- [REQUIREMENTS]: Copy out all the lines exactly. Omit pictures.

-------- INFORMATION SHOWN --------

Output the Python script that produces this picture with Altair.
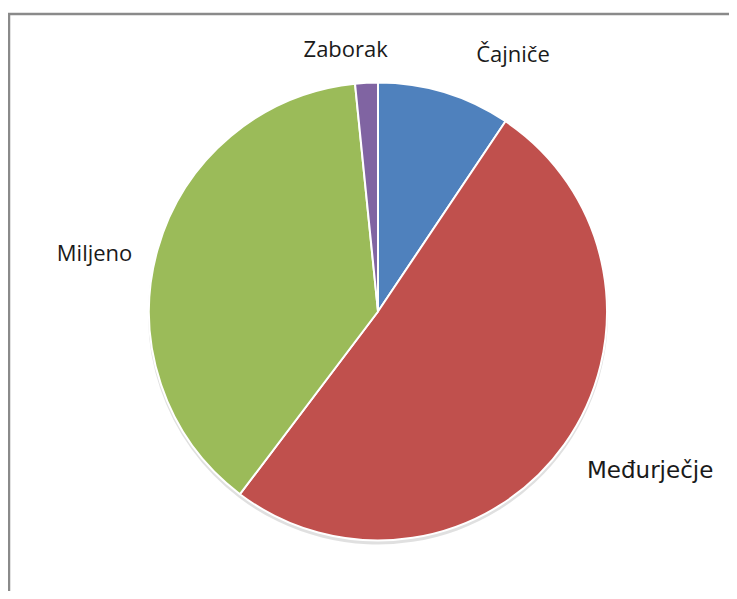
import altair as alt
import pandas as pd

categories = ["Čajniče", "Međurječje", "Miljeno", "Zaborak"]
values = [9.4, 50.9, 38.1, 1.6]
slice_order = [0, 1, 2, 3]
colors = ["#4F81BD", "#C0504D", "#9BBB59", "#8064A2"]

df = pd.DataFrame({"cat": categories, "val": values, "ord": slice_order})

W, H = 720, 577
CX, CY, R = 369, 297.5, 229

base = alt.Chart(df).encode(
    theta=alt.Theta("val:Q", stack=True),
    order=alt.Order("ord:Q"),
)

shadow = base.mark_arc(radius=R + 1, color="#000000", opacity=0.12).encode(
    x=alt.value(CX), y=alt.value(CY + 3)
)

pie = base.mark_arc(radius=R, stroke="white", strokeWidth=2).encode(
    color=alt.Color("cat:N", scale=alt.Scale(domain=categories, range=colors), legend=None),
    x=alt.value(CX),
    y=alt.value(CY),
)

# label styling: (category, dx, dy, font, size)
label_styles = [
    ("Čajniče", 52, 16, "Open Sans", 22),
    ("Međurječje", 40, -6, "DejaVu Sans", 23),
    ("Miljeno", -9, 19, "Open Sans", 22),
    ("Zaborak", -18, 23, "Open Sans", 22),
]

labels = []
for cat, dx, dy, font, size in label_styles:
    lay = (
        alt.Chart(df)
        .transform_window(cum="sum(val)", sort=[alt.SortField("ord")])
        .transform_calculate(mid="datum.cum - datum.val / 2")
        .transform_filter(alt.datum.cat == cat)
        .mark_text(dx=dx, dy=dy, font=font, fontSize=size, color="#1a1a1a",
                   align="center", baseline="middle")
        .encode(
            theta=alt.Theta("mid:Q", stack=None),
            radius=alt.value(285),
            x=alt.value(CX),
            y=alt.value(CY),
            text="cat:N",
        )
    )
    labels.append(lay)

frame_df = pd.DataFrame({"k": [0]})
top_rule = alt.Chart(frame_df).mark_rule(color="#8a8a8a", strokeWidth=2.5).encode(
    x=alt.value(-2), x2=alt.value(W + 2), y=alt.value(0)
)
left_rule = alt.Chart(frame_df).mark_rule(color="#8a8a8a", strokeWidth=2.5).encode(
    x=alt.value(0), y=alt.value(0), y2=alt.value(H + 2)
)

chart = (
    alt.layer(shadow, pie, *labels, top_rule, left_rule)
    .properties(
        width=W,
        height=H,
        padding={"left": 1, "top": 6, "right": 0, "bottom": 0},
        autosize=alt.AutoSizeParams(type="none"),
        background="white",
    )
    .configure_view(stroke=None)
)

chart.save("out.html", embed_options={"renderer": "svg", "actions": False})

--------

- [SOLUTION]:
Output the Python script that produces this picture with Altair.
import altair as alt
import pandas as pd

categories = ["Čajniče", "Međurječje", "Miljeno", "Zaborak"]
values = [9.4, 50.9, 38.1, 1.6]
slice_order = [0, 1, 2, 3]
colors = ["#4F81BD", "#C0504D", "#9BBB59", "#8064A2"]

df = pd.DataFrame({"cat": categories, "val": values, "ord": slice_order})

W, H = 720, 577
CX, CY, R = 369, 297.5, 229

base = alt.Chart(df).encode(
    theta=alt.Theta("val:Q", stack=True),
    order=alt.Order("ord:Q"),
)

shadow = base.mark_arc(radius=R + 1, color="#000000", opacity=0.12).encode(
    x=alt.value(CX), y=alt.value(CY + 3)
)

pie = base.mark_arc(radius=R, stroke="white", strokeWidth=2).encode(
    color=alt.Color("cat:N", scale=alt.Scale(domain=categories, range=colors), legend=None),
    x=alt.value(CX),
    y=alt.value(CY),
)

# label styling: (category, dx, dy, font, size)
label_styles = [
    ("Čajniče", 52, 16, "Open Sans", 22),
    ("Međurječje", 40, -6, "DejaVu Sans", 23),
    ("Miljeno", -9, 19, "Open Sans", 22),
    ("Zaborak", -18, 23, "Open Sans", 22),
]

labels = []
for cat, dx, dy, font, size in label_styles:
    lay = (
        alt.Chart(df)
        .transform_window(cum="sum(val)", sort=[alt.SortField("ord")])
        .transform_calculate(mid="datum.cum - datum.val / 2")
        .transform_filter(alt.datum.cat == cat)
        .mark_text(dx=dx, dy=dy, font=font, fontSize=size, color="#1a1a1a",
                   align="center", baseline="middle")
        .encode(
            theta=alt.Theta("mid:Q", stack=None),
            radius=alt.value(285),
            x=alt.value(CX),
            y=alt.value(CY),
            text="cat:N",
        )
    )
    labels.append(lay)

frame_df = pd.DataFrame({"k": [0]})
top_rule = alt.Chart(frame_df).mark_rule(color="#8a8a8a", strokeWidth=2.5).encode(
    x=alt.value(-2), x2=alt.value(W + 2), y=alt.value(0)
)
left_rule = alt.Chart(frame_df).mark_rule(color="#8a8a8a", strokeWidth=2.5).encode(
    x=alt.value(0), y=alt.value(0), y2=alt.value(H + 2)
)

chart = (
    alt.layer(shadow, pie, *labels, top_rule, left_rule)
    .properties(
        width=W,
        height=H,
        padding={"left": 1, "top": 6, "right": 0, "bottom": 0},
        autosize=alt.AutoSizeParams(type="none"),
        background="white",
    )
    .configure_view(stroke=None)
)

chart.save("out.html", embed_options={"renderer": "svg", "actions": False})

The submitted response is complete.